India’s number three in Test cricket, Cheteshwar Pujara, has not had an exceptional series against England as expected since he has managed only one fifty thus far. Cheteshwar Pujara, who has been an absolute rock for India in red-ball cricket in the last few years, has been dismissed by left-arm spinner Jack Leach four times in the rubber. Hence, Sanjay Manjrekar has shed light on what Jack Leach has done differently against the right-handed batsman.
Cheteshwar Pujara was the first wicket to fall on Saturday morning of the fourth Test, dismissed for the fourth time in four-match series by Jack Leach. The left-arm spinner fired a faster delivery alongside being flat that slid in towards off and middle from round the wicket. The Saurashtra batsman called for a review, thinking he nicked it; however, the ultra edge confirmed that it was pad first. With the ball tracker returning three reds, the right-handed batsman had to walk back for 17 off 66 balls.
Sanjay Manjrekar underlined that Jack Leach has not allowed Cheteshwar Pujara to come down the pitch and defend.
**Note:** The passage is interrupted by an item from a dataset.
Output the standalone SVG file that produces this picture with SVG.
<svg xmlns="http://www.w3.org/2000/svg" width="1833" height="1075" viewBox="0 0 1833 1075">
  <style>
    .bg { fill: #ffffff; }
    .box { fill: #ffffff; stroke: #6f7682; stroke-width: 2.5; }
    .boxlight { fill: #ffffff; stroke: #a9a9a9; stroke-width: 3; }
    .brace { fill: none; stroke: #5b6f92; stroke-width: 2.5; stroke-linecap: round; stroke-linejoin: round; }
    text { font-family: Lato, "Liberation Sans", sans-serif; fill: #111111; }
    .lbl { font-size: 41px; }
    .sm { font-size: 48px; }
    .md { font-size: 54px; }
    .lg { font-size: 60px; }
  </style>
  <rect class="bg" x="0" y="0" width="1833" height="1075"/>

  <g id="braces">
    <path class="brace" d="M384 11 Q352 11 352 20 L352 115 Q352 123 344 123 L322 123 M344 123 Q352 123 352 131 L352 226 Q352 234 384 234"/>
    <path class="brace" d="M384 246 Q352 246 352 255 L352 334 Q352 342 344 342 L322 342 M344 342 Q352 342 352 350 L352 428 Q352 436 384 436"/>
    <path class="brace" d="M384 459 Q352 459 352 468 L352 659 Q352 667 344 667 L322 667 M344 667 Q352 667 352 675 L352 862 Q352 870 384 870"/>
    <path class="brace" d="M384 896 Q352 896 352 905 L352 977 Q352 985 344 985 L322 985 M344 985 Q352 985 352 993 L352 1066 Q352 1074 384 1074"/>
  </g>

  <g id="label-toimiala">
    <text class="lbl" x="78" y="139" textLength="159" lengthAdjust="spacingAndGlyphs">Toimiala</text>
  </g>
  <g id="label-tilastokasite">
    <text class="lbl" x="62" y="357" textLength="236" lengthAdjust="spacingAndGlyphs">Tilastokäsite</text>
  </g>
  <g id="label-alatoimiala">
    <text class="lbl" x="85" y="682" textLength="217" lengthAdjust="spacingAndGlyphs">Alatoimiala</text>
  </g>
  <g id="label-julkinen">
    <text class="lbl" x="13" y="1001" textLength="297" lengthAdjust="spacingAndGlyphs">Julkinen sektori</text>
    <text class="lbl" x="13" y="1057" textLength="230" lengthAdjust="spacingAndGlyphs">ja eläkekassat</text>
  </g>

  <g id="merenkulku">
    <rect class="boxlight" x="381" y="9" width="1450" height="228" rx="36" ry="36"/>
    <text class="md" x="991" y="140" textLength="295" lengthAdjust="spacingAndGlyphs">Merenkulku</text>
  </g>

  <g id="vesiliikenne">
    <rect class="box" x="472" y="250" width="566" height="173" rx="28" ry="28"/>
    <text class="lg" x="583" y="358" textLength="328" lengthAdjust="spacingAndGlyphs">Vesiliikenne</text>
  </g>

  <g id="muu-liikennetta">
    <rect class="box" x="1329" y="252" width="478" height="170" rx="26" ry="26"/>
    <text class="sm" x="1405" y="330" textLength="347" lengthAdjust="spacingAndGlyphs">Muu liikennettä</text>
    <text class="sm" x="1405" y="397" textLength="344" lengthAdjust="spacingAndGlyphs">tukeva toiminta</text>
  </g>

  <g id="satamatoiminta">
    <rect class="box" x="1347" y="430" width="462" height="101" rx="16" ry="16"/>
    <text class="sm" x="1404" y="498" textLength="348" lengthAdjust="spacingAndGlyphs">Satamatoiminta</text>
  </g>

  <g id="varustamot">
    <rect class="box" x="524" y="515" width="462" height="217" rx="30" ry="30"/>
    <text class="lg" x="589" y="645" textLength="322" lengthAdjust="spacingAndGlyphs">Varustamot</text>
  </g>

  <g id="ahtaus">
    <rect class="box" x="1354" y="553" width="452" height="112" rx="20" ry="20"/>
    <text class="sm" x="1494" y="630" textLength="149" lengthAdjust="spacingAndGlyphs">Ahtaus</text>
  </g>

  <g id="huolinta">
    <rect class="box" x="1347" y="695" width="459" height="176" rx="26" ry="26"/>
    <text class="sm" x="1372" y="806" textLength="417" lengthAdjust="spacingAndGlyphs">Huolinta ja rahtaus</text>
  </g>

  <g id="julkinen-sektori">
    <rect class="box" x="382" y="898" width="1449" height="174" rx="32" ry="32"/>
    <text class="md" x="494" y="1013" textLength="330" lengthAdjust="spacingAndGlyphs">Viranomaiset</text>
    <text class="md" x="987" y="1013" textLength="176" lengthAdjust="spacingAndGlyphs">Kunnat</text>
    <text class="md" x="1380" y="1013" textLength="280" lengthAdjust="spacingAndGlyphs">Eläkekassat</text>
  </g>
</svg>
The former India batsman stated that he had better chances to do that against Nathan Lyon since he delivered that extra flight, allowing him to smother it. In contrast, Leach’s faster trajectory along with his average speed increasing from the first Test has suffocated Pujara. Thus, when the 32-year old defends from the crease, he gets vulnerable and that Pujara has endured similar dismissals on all four occasions.
“What Jack Leach has done in this series, he has not allowed Pujara to do that, Nathan Lyon, with his flight, gives him a little more time to go down the pitch and smother the spin. Jack Leach’s faster trajectory, his average speed has also increased from the first Test to this one; hence, he has stifled Pujara and when Pujara is forced to defend the spinner from the crease that’s when he becomes vulnerable and where Jack Leach has been very good. So, he has not been leg-before and occaions where he has been caught on first slip, but the similarities and the dismissals against Jack Leach is that he has been forced to defend from the crease,” Sanjay Manjrekar told ESPN Cricinfo.
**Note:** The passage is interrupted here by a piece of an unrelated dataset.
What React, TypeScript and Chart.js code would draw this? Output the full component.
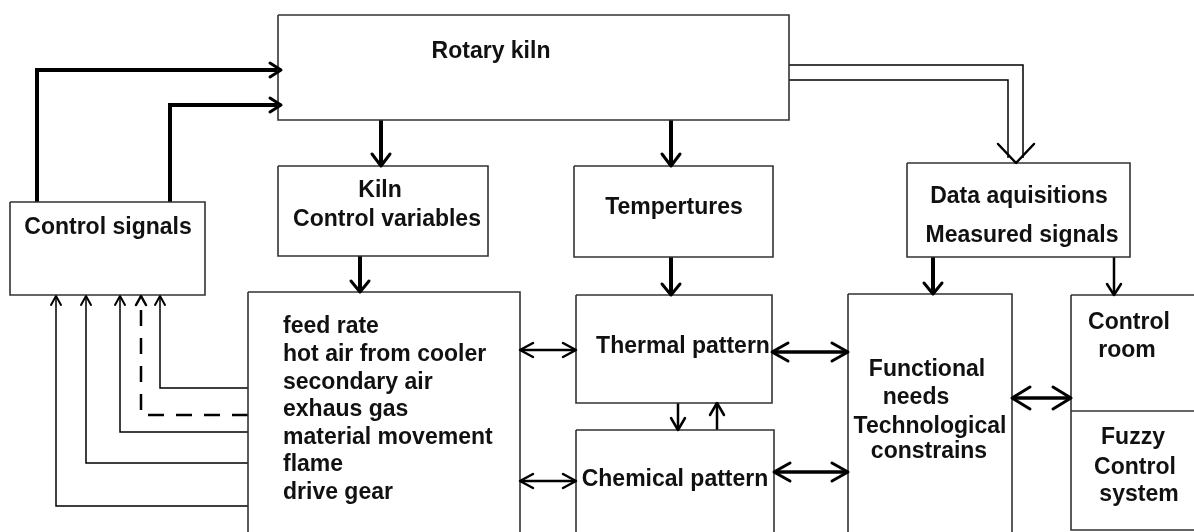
import React, { useEffect, useRef } from "react";
import { Chart, registerables } from "chart.js";

Chart.register(...registerables);

// Diagram blocks: [x1, y1, x2, y2] in diagram units (x: 0..1194, y: 0..532 downward)
const boxNames = ["Rotary kiln", "Control signals", "Kiln CV", "Temperatures", "Data acquisition", "Variables", "Thermal", "Chemical", "Functional", "Control room"];
const boxCoords: number[][] = [
  [278, 15, 789, 120],
  [10, 202, 205, 295],
  [278, 166, 488, 256],
  [574, 166, 773, 257],
  [907, 163, 1130, 257],
  [248, 292, 520, 545],
  [576, 295, 772, 403],
  [576, 430, 774, 545],
  [848, 294, 1012, 545],
  [1071, 295, 1205, 530],
];
const dividerLines: number[][][] = [
  [[1071, 411], [1205, 411]],
];

// Connectors: polyline points, line width, dash, arrow heads
const connectorPaths: number[][][] = [
  [[37, 202], [37, 70], [281, 70]],
  [[170, 202], [170, 105], [281, 105]],
  [[381, 120], [381, 166]],
  [[671, 120], [671, 166]],
  [[789, 65], [1023, 65], [1023, 158]],
  [[789, 80], [1008, 80], [1008, 158]],
  [[360, 256], [360, 292]],
  [[671, 257], [671, 295]],
  [[933, 257], [933, 294]],
  [[1114, 257], [1114, 295]],
  [[248, 388], [160, 388], [160, 296]],
  [[248, 415], [141, 415], [141, 296]],
  [[248, 432], [120, 432], [120, 296]],
  [[248, 463], [86, 463], [86, 296]],
  [[248, 506], [56, 506], [56, 296]],
  [[520, 350], [576, 350]],
  [[520, 481], [576, 481]],
  [[678, 403], [678, 430]],
  [[717, 430], [717, 403]],
  [[772, 352], [848, 352]],
  [[774, 472], [848, 472]],
  [[1012, 398], [1071, 398]],
];
const connectorWidths = [4, 4, 4, 4, 1.5, 1.5, 4, 4, 4, 2.5, 1.5, 2.5, 1.5, 1.5, 1.5, 2.5, 2.5, 2.5, 2.5, 3.5, 3.5, 3.5];
const connectorDashed = [false, false, false, false, false, false, false, false, false, false, false, true, false, false, false, false, false, false, false, false, false, false];
// heads: "end", "both", "none"
const connectorHeads = ["end", "end", "end", "end", "none", "none", "end", "end", "end", "end", "end", "end", "end", "end", "end", "both", "both", "end", "end", "both", "both", "both"];
const headLengths = [11, 11, 12, 12, 0, 0, 11, 11, 11, 11, 9, 9, 9, 9, 9, 13, 13, 12, 12, 16, 16, 18];
const headHalfWidths = [7, 7, 9, 9, 0, 0, 9, 9, 9, 7, 5, 5, 5, 5, 5, 7, 7, 7, 7, 9, 9, 11];

// Hollow arrow head for data acquisition: tip, and two arm ends
const hollowHeadTip = [1016, 163];
const hollowHeadArms = [[998, 144], [1034, 144]];

// Labels: text, x, y, alignment
const labelTexts = [
  "Rotary kiln", "Control signals", "Kiln", "Control variables", "Tempertures",
  "Data aquisitions", "Measured signals",
  "feed rate", "hot air from cooler", "secondary air", "exhaus gas", "material movement", "flame", "drive gear",
  "Thermal pattern", "Chemical pattern",
  "Functional", "needs", "Technological", "constrains",
  "Control", "room", "Fuzzy", "Control", "system",
];
const labelX = [
  491, 108, 380, 387, 674,
  1019, 1022,
  283, 283, 283, 283, 283, 283, 283,
  683, 675,
  927, 916, 930, 929,
  1129, 1127, 1133, 1135, 1139,
];
const labelY = [
  52, 228, 191, 220, 208,
  197, 236,
  327, 355, 383, 410, 438, 465, 493,
  347, 480,
  370, 398, 427, 452,
  323, 351, 438, 468, 495,
];
const labelAlign = [
  "center", "center", "center", "center", "center",
  "center", "center",
  "left", "left", "left", "left", "left", "left", "left",
  "center", "center",
  "center", "center", "center", "center",
  "center", "center", "center", "center", "center",
];

const FONT = 'bold 23px "Liberation Sans", Arial, sans-serif';

export default function App() {
  const ref = useRef<HTMLCanvasElement | null>(null);

  useEffect(() => {
    if (!ref.current) return;

    const datasets: any[] = [];
    boxCoords.forEach((b, i) => {
      const [x1, y1, x2, y2] = b;
      datasets.push({
        label: boxNames[i],
        data: [
          { x: x1, y: y1 }, { x: x2, y: y1 }, { x: x2, y: y2 }, { x: x1, y: y2 }, { x: x1, y: y1 },
        ],
        showLine: true,
        borderColor: "#333333",
        borderWidth: 1.6,
        pointRadius: 0,
        fill: false,
        tension: 0,
        borderJoinStyle: "miter",
      });
    });
    dividerLines.forEach((d) => {
      datasets.push({
        label: "divider",
        data: d.map((p) => ({ x: p[0], y: p[1] })),
        showLine: true,
        borderColor: "#333333",
        borderWidth: 1.6,
        pointRadius: 0,
        fill: false,
      });
    });
    connectorPaths.forEach((path, i) => {
      datasets.push({
        label: "conn" + i,
        data: path.map((p) => ({ x: p[0], y: p[1] })),
        showLine: true,
        borderColor: "#000000",
        borderWidth: connectorWidths[i],
        borderDash: connectorDashed[i] ? [16, 12] : [],
        pointRadius: 0,
        fill: false,
        tension: 0,
        borderJoinStyle: "miter",
        borderCapStyle: "butt",
      });
    });

    const overlay = {
      id: "diagramOverlay",
      afterDatasetsDraw(chart: any) {
        const ctx = chart.ctx;
        const xs = chart.scales.x;
        const ys = chart.scales.y;
        const px = (v: number) => xs.getPixelForValue(v);
        const py = (v: number) => ys.getPixelForValue(v);
        ctx.save();
        ctx.strokeStyle = "#000";
        ctx.lineCap = "round";
        ctx.lineJoin = "round";

        const head = (tip: number[], from: number[], len: number, half: number, w: number) => {
          const tx = px(tip[0]), ty = py(tip[1]);
          const fx = px(from[0]), fy = py(from[1]);
          const dx = tx - fx, dy = ty - fy;
          const d = Math.hypot(dx, dy) || 1;
          const ux = dx / d, uy = dy / d;
          const nx = -uy, ny = ux;
          ctx.lineWidth = w;
          ctx.beginPath();
          ctx.moveTo(tx - ux * len + nx * half, ty - uy * len + ny * half);
          ctx.lineTo(tx, ty);
          ctx.lineTo(tx - ux * len - nx * half, ty - uy * len - ny * half);
          ctx.stroke();
        };

        connectorPaths.forEach((path, i) => {
          const h = connectorHeads[i];
          const w = Math.max(2, Math.min(connectorWidths[i], 3));
          if (h === "end" || h === "both") {
            head(path[path.length - 1], path[path.length - 2], headLengths[i], headHalfWidths[i], w);
          }
          if (h === "both") {
            head(path[0], path[1], headLengths[i], headHalfWidths[i], w);
          }
        });

        // hollow arrow head
        ctx.lineWidth = 2.5;
        ctx.beginPath();
        ctx.moveTo(px(hollowHeadArms[0][0]), py(hollowHeadArms[0][1]));
        ctx.lineTo(px(hollowHeadTip[0]), py(hollowHeadTip[1]));
        ctx.lineTo(px(hollowHeadArms[1][0]), py(hollowHeadArms[1][1]));
        ctx.stroke();

        // labels
        ctx.fillStyle = "#111111";
        ctx.font = FONT;
        ctx.textBaseline = "middle";
        labelTexts.forEach((t, i) => {
          ctx.textAlign = labelAlign[i] as CanvasTextAlign;
          ctx.fillText(t, px(labelX[i]), py(labelY[i]));
        });
        ctx.restore();
      },
    };

    const chart = new Chart(ref.current, {
      type: "scatter",
      data: { datasets },
      options: {
        animation: false,
        responsive: false,
        devicePixelRatio: 1,
        layout: { padding: 0 },
        scales: {
          x: { type: "linear", min: 0, max: 1194, display: false },
          y: { type: "linear", min: 0, max: 532, reverse: true, display: false },
        },
        plugins: {
          legend: { display: false },
          tooltip: { enabled: false },
        },
        elements: { line: { tension: 0 } },
      },
      plugins: [overlay],
    } as any);

    return () => chart.destroy();
  }, []);

  return (
    <div style={{ position: "absolute", left: 0, top: 0, width: 1194, height: 532, background: "#fff" }}>
      <canvas ref={ref} width={1194} height={532} style={{ width: 1194, height: 532, display: "block" }} />
    </div>
  );
}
I’m not a big fan of stepping out and defending: Sanjay Manjrekar
Sanjay Manjrekar further said that he is not a fan of stepping down and defending since he recalled Ramakant Achrekar’s words of giving an option to the bowler of getting the batsman stumped. Thus, one should defend from the crease and if one plays on the front foot, they should do so aggressively. Simultaneously, he agreed that Pujara has found success with his approach of dancing down the deck and smothering it.
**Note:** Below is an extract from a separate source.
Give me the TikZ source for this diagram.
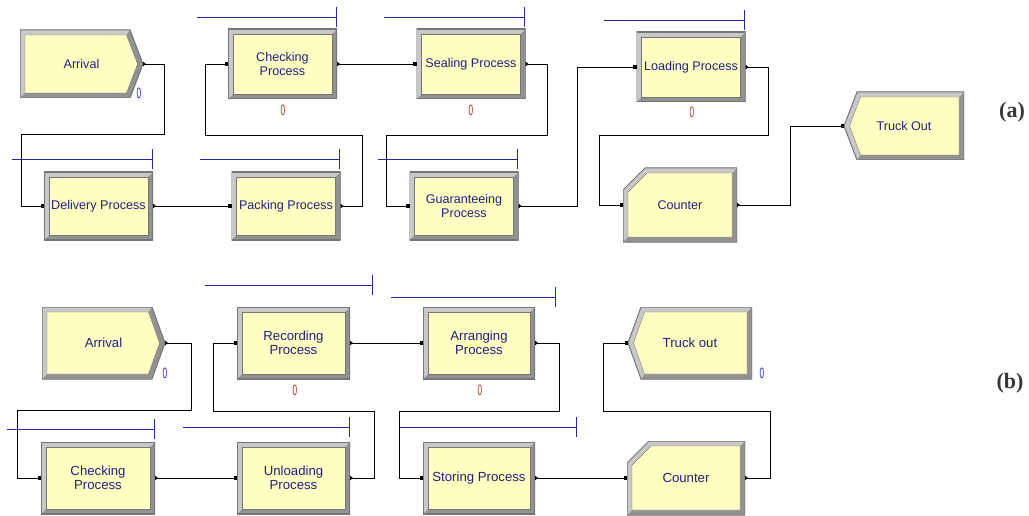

“I’m not a big fan of stepping out and defending because I remember Ramakant Achrekar said if you’re going to step out and give the option to the bowler to get you stumped, you might as well do it to play aggressively. If you’re going to defend, do it from the crease – backfoot or front foot, but Pujara has been extremely successful with his different approach of going down the pitch, dancing down the pitch, and defending,” he added.